Life is Strange also uses it’s unique time-travelling premise to deals the elephant in the room for choice-driven games, the fact that nothing really matters in the end. Along with every Telltale game, LiS has a critical path that can’t be deviated from. Rather than brushing it under the rug, Life is Strange directly embraces it. Max spends the entire final episode trying to prevent a particular event from happening, repeatedly rewinding time to fix one detail only to find that tiny ripple has mutated into another catastrophe and the same terrible conclusion is met each time.
In the final moments, the whole game is suddenly cast in a new light, becoming purely about the notion of immutable fate. Whatever is supposed to happen will happen regardless of what you or Max does about it. Max’s unique predicament is used as narrative justification for a technical limitation; your choices don’t matter in the end because they weren’t supposed to, by design. It’s said that success comes from turning weaknesses into strength, and by turning this major flaw into the entire crux of the story they wanted to tell, DONTNOD were absolutely successful in improving the genre template.

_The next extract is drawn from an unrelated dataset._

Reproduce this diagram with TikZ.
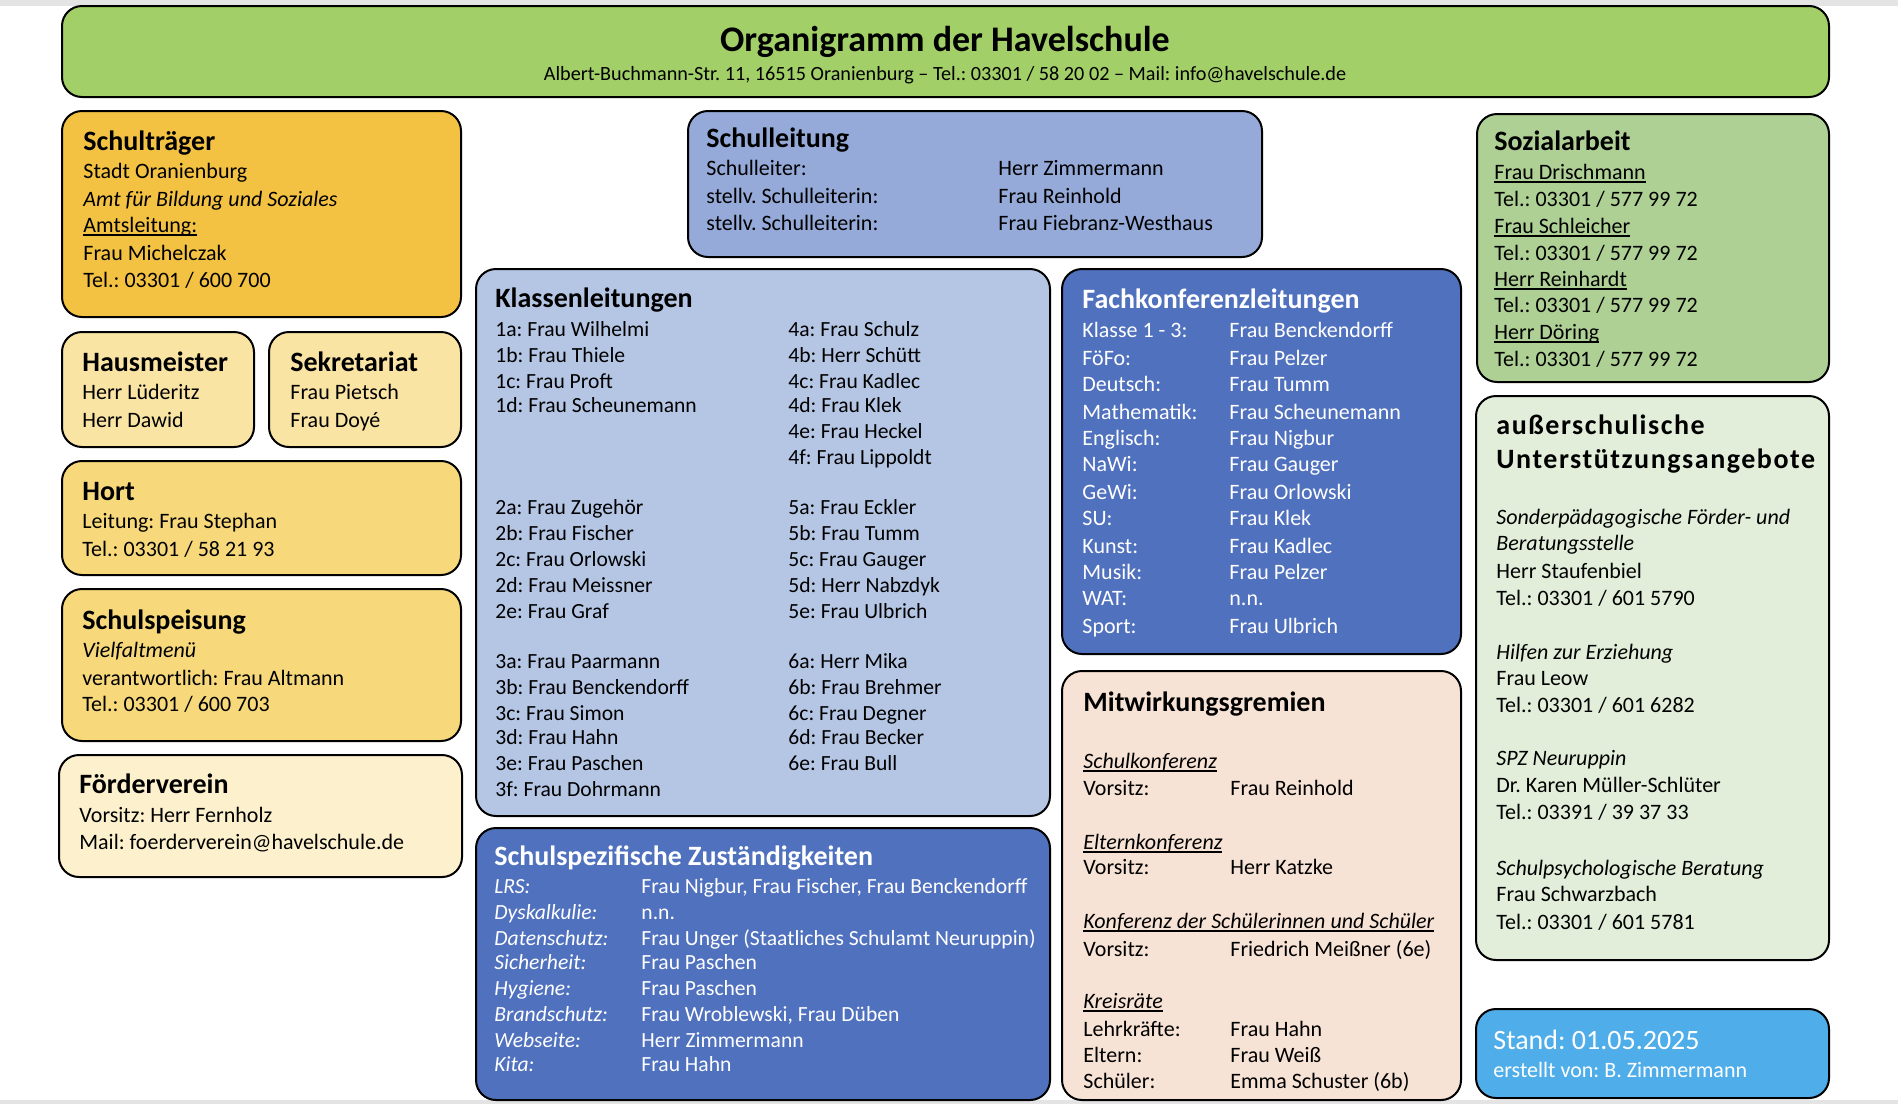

Handling choice in games will always be a balancing act; too much choice and player decisions become arbitrary and less meaning, too little choice and the player becomes a passive observer. However, by tweaking how choices are made and for what potential outcomes, or re-framing the context surrounding them, both Telltale and DONTNOD proved that there is still plenty of worthwhile room to explore in a genre that was previously at risk of going stale.